In an evening filled with spectacle and wonder, Pedro Calderón de la Barca’s Life is a Dream (La vida es sueño) – a story of fate, free will, and the fragility of reality – is stunningly brought to life on the Lyceum’s stage.
A story of fate, free will, and the fragility of reality, Life is a Dream follows Segismundo, a prince who has spent his life imprisoned due to a prophecy foreseeing him as a tyrannous ruler. When it comes time for his mother, queen Basilio, to choose a successor, she decides to test fate by freeing her son to see how he behaves. However, if Segismundo’s prophesised destiny proves to be true, he will be imprisoned once again and told that his day of freedom was nothing but a dream. Meanwhile, a woman named Rosaura arrives in Poland seeking vengeance for herself and her unborn child.
Beautifully translated by Jo Clifford, this interpretation of Life is a Dream preserves Calderón’s poetic genius while updating the story for a modern audience. Clifford expertly balances the play’s comedic aspects with its protagonists’ existential crises, constantly playing with the audience’s emotions. Clifford and Calderón’s words are brought to life by a superb cast of performers, who transfix their audience from the outset.
At the centre of the action are two of Scotland’s most exciting emergent actors: Lorn Macdonald and Anna Russell-Martin. Macdonald shines as Segismundo, a prince who cannot tell the difference between what is a real and what is a dream. His delivery of Segismundo’s tortured monologues is mesmerising, and he equally excels during the play’s comedic moments. There are a few occasions where Macdonald fixates on the prince’s “wild” nature – heavily grunting and contorting his body like an ape – creating a uncomfortable dissonance between his feral behaviour and eloquent speech. Nevertheless, this garish nature of the prince is all but forgotten in his terrific closing monologue in Act II and fortunately doesn’t re-emerge.

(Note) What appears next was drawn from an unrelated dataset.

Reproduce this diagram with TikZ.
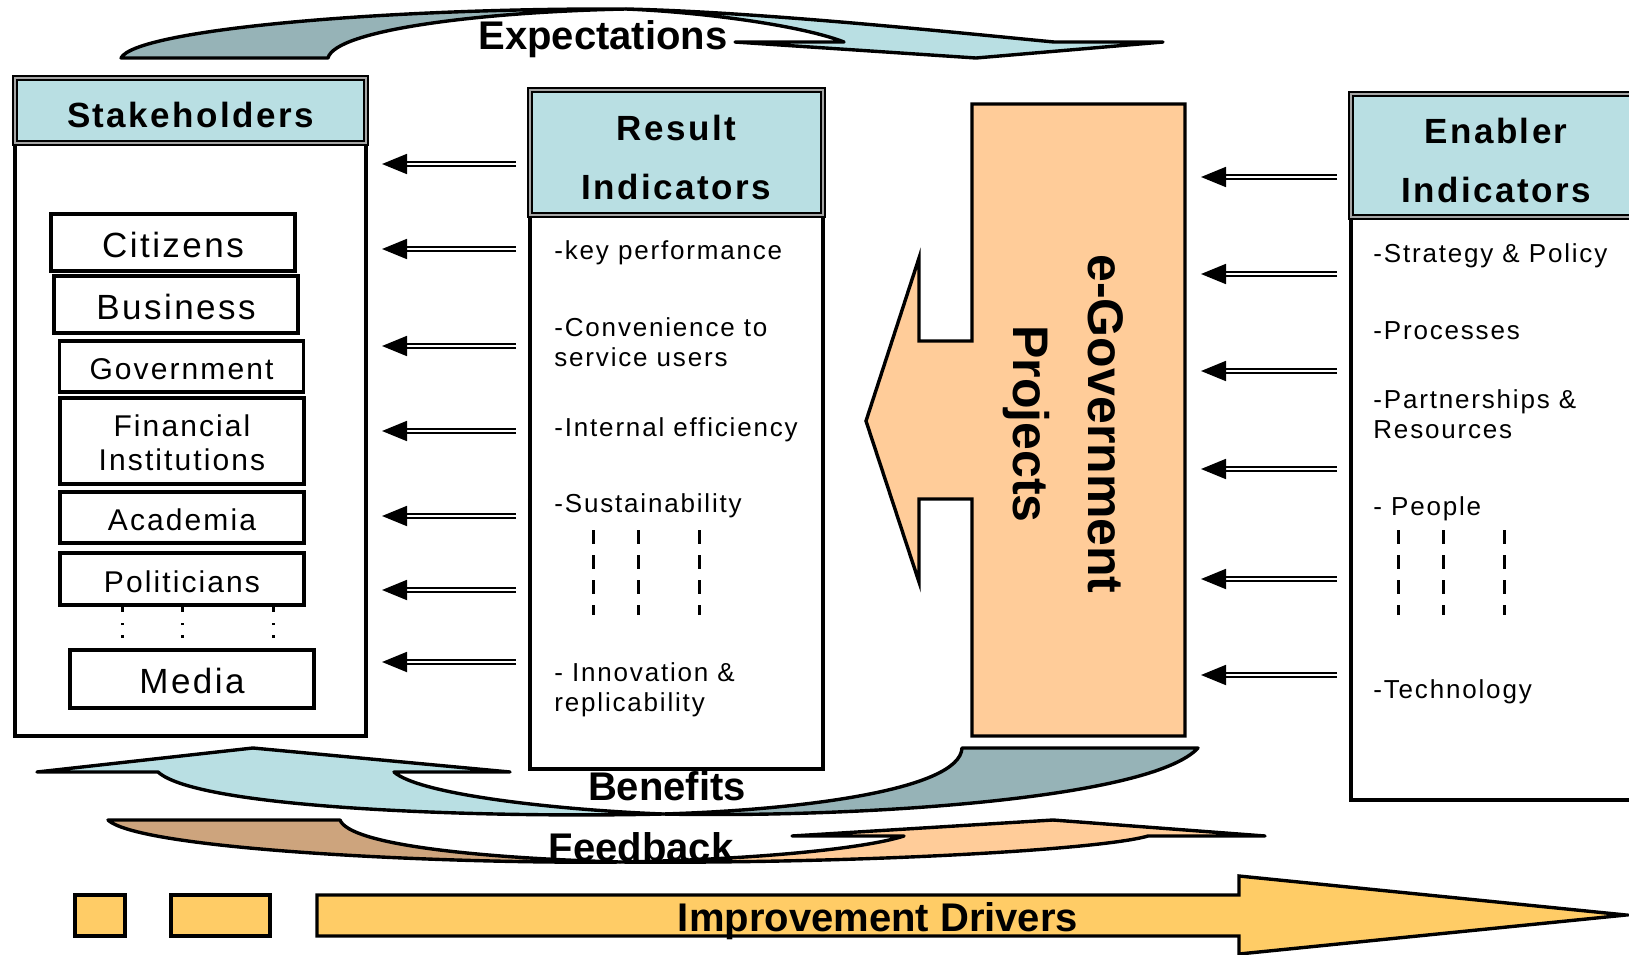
\documentclass[tikz,border=0pt]{standalone}
\usepackage{fontspec}
\setmainfont{Liberation Sans}
\usepackage{tikz}
\usetikzlibrary{positioning,arrows.meta}
\usepackage{xcolor}
\definecolor{tealL}{HTML}{B9DFE3}
\definecolor{tealD}{HTML}{96B3B7}
\definecolor{peach}{HTML}{FFCC99}
\definecolor{tanD}{HTML}{CDA47D}
\definecolor{gold}{HTML}{FFCC66}

\begin{document}
\begin{tikzpicture}[x=0.5pt, y=-0.5pt,
  panel/.style={draw, line width=1.7pt, fill=white, inner sep=0pt, outer sep=0pt, anchor=north west},
  hdr/.style={draw, line width=1.1pt, double=black!35, double distance=1pt, fill=tealL, anchor=north west,
    align=center, inner sep=0pt, outer sep=0pt, text height=17pt,
    font=\fontsize{17.5}{29.5}\selectfont\bfseries\addfontfeature{LetterSpace=7}},
  who/.style={draw, line width=1.6pt, fill=white, minimum width=122pt, align=center, inner sep=0pt, outer sep=0pt,
    text height=13.3pt, font=\fontsize{15}{17}\selectfont\addfontfeature{LetterSpace=7}},
  bigwho/.style={who, text height=15pt, font=\fontsize{17.5}{20}\selectfont\addfontfeature{LetterSpace=7}},
  item/.style={anchor=west, align=left, inner sep=0pt, font=\fontsize{13}{15}\selectfont\addfontfeature{LetterSpace=7}},
  dblarrow/.style={double, double distance=1.1pt, line width=0.9pt, shorten >=8pt, shorten <=7pt,
    -{Triangle[length=12.5pt, width=10pt]}},
  vdash/.style={line width=1.5pt, dash pattern=on 7pt off 5.5pt},
  dots/.style={line width=1.5pt, dash pattern=on 3.5pt off 5.5pt on 1.2pt off 5pt on 1.2pt off 30pt},
  band/.style={draw, line width=1.7pt, line join=round},
  bandtext/.style={inner sep=0pt, font=\fontsize{20}{24}\selectfont\bfseries},
  drv/.style={draw, line width=1.7pt, fill=gold, inner sep=0pt, outer sep=0pt}]

\useasboundingbox (0,0) rectangle (1629,954);
\clip (0,0) rectangle (1629,954);

% expectations
\draw[band, fill=tealL] (626,9) .. controls (760,12) and (950,32) .. (1054,42) -- (1163,42) -- (976,58)
  -- (735,42) -- (844,42) .. controls (800,25) and (700,12) .. (626,9) -- cycle;
\draw[band, fill=tealD] (121,58) .. controls (135,30) and (380,8) .. (626,9)
  .. controls (480,12) and (335,30) .. (328,58) -- cycle;
\node[bandtext] (expt) at (603,39) {Expectations};

% stakeholders
\node[panel, minimum width=175.5pt, minimum height=329pt] (stk) at (15,78) {};
\node[hdr, minimum width=175.5pt, minimum height=32.5pt] (stkhd) at (15,78) {Stakeholders};
\node[bigwho, minimum height=28.5pt] (cit) at (173,242.5) {Citizens};
\node[bigwho, minimum height=28.5pt, below=2.5pt of cit, xshift=1.5pt] (bus) {Business};
\node[who, minimum height=25.5pt, below=4pt of bus, xshift=2.75pt] (gov) {Government};
\node[who, minimum height=43pt, text height=30pt, below=3pt of gov, xshift=0.25pt] (fin) {Financial\\Institutions};
\node[who, minimum height=25.5pt, below=4pt of fin] (aca) {Academia};
\node[who, minimum height=26pt, below=5pt of aca] (pol) {Politicians};
\node[bigwho, minimum height=29pt, below=22.5pt of pol, xshift=5pt] (med) {Media};
\draw[dots] ([xshift=-30pt]pol.south) -- ++(0,41);
\draw[dots] (pol.south) -- ++(0,41);
\draw[dots] ([xshift=45.5pt]pol.south) -- ++(0,41);

% result indicators
\node[panel, minimum width=146.5pt, minimum height=339.5pt] (res) at (530,90) {};
\node[hdr, minimum width=146.5pt, minimum height=62.5pt, text height=47pt] (reshd) at (530,90) {Result\\Indicators};
\node[item] (r1) at (554,253) {-key performance};
\node[item] (r2) at (554,342) {-Convenience to\\service users};
\node[item] (r3) at (554,430) {-Internal efficiency};
\node[item] (r4) at (554,506) {-Sustainability};
\node[item] (r5) at (554,690) {- Innovation \&\\replicability};
\draw[vdash] (593,530) -- (593,615);
\draw[vdash] (638,530) -- (638,615);
\draw[vdash] (699,530) -- (699,615);

% e-government projects
\node[minimum width=106.5pt, minimum height=316pt, inner sep=0pt, outer sep=0pt] (egov) at (1078.5,420) {};
\draw[line width=1.7pt, fill=peach] (egov.north west) -- (egov.north east) -- (egov.south east) -- (egov.south west)
  -- (egov.west |- 0,499) -- (919,499) -- (919,582) -- (866,421) -- (919,258) -- (919,341)
  -- (egov.west |- 0,341) -- cycle;
\node[rotate=-90, align=center, inner sep=0pt, font=\fontsize{25}{37.5}\selectfont\bfseries] (egovtxt)
  at (1063,424) {e-Government\\Projects};

% enabler indicators
\node[panel, minimum width=145pt, minimum height=353pt] (ena) at (1351,94) {};
\node[hdr, minimum width=145pt, minimum height=61.5pt, text height=47pt] (enahd) at (1351,94) {Enabler\\Indicators};
\node[item] (e1) at (1373,256) {-Strategy \& Policy};
\node[item] (e2) at (1373,331) {-Processes};
\node[item] (e3) at (1373,414) {-Partnerships \&\\Resources};
\node[item] (e4) at (1373,509) {- People};
\node[item] (e5) at (1373,692) {-Technology};
\draw[vdash] (1398,530) -- (1398,615);
\draw[vdash] (1443,530) -- (1443,615);
\draw[vdash] (1504,530) -- (1504,615);

% arrows result -> stakeholders
\draw[dblarrow] (res.west |- 0,164) -- (stk.east |- 0,164);
\draw[dblarrow] (res.west |- 0,249) -- (stk.east |- 0,249);
\draw[dblarrow] (res.west |- 0,346) -- (stk.east |- 0,346);
\draw[dblarrow] (res.west |- 0,431) -- (stk.east |- 0,431);
\draw[dblarrow] (res.west |- 0,516) -- (stk.east |- 0,516);
\draw[dblarrow] (res.west |- 0,590) -- (stk.east |- 0,590);
\draw[dblarrow] (res.west |- 0,662) -- (stk.east |- 0,662);

% arrows enabler -> e-government
\draw[dblarrow] (ena.west |- 0,177) -- (egov.east |- 0,177);
\draw[dblarrow] (ena.west |- 0,274) -- (egov.east |- 0,274);
\draw[dblarrow] (ena.west |- 0,371) -- (egov.east |- 0,371);
\draw[dblarrow] (ena.west |- 0,469) -- (egov.east |- 0,469);
\draw[dblarrow] (ena.west |- 0,579) -- (egov.east |- 0,579);
\draw[dblarrow] (ena.west |- 0,675) -- (egov.east |- 0,675);

% benefits
\draw[band, fill=tealL] (37,772) -- (253,748) -- (510,772) -- (394,772) .. controls (420,795) and (560,810) .. (663,814)
  .. controls (500,818) and (200,810) .. (158,772) -- cycle;
\draw[band, fill=tealD] (663,814) .. controls (850,818) and (1150,800) .. (1198,748) -- (962,748)
  .. controls (960,790) and (800,810) .. (663,814) -- cycle;
\node[bandtext] (bnf) at (667,786) {Benefits};

% feedback
\draw[band, fill=tanD] (108,820) -- (340,820) .. controls (350,845) and (480,858) .. (620,862)
  .. controls (450,864) and (140,850) .. (108,820) -- cycle;
\draw[band, fill=peach] (620,862) .. controls (850,864) and (1100,850) .. (1148,836) -- (1265,836) -- (1053,820)
  -- (792,836) -- (904,836) .. controls (860,850) and (740,860) .. (620,862) -- cycle;
\node[bandtext] (fdb) at (641,847) {Feedback};

% improvement drivers
\node[drv, minimum width=25pt, minimum height=20.5pt] (sq1) at (100,915.5) {};
\node[drv, minimum width=49.5pt, minimum height=20.5pt] (sq2) at (220.5,915.5) {};
\draw[drv] (317,895) -- (1239,895) -- (1239,876) -- (1626,915) -- (1239,954) -- (1239,936) -- (317,936) -- cycle;
\node[bandtext] (impr) at (878,921) {Improvement Drivers};
\end{tikzpicture}
\end{document}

As Rosaura, Russell-Martin perfectly encapsulates the fury and vulnerability of a dishonoured woman. Her impassioned plea to Segismundo to help restore her honour is extraordinary, unpicking the gender binary that Calderón recognised in his own contemporary society. It truly is a marvel to see these two powerhouses together on stage.
Equally impressive are the supporting cast, who all have their moment in the spotlight – particularly Laura Lovemore as the mischievous chancer Clorin. The decision to make Basilio a woman (played here by Alison Peebles) also adds a new vulnerability to Calderón’s original character, presenting a mother torn by her decisions.
Without an interval, the 145-minute running time will leave some feeling restless. Although the absence of a break may be a Covid precaution, Segismundo’s gut-wrenching speech at the end of Act II would be far more impactful if audiences were left reeling in his torment. Similarly, Clorin’s comment about still being imprisoned come Act III doesn’t fully hit the mark (by this point, her captivity has only lasted a minute or so).
This decision is not enough to detract from what is otherwise a spectacular production that revels in its theatricality. Everything is exaggerated: the costumes, makeup, and set pieces are bold and brilliant. The repeated breaking of the fourth wall is delightful. As for the music, Nerea Bello‘s stunning vocals and Spanish laments haunt Segismundo and the audience, creating an unforgettable atmosphere.
Beguiling from start to finish, this is a dream of a production that you will want to return to again and again – awake or asleep.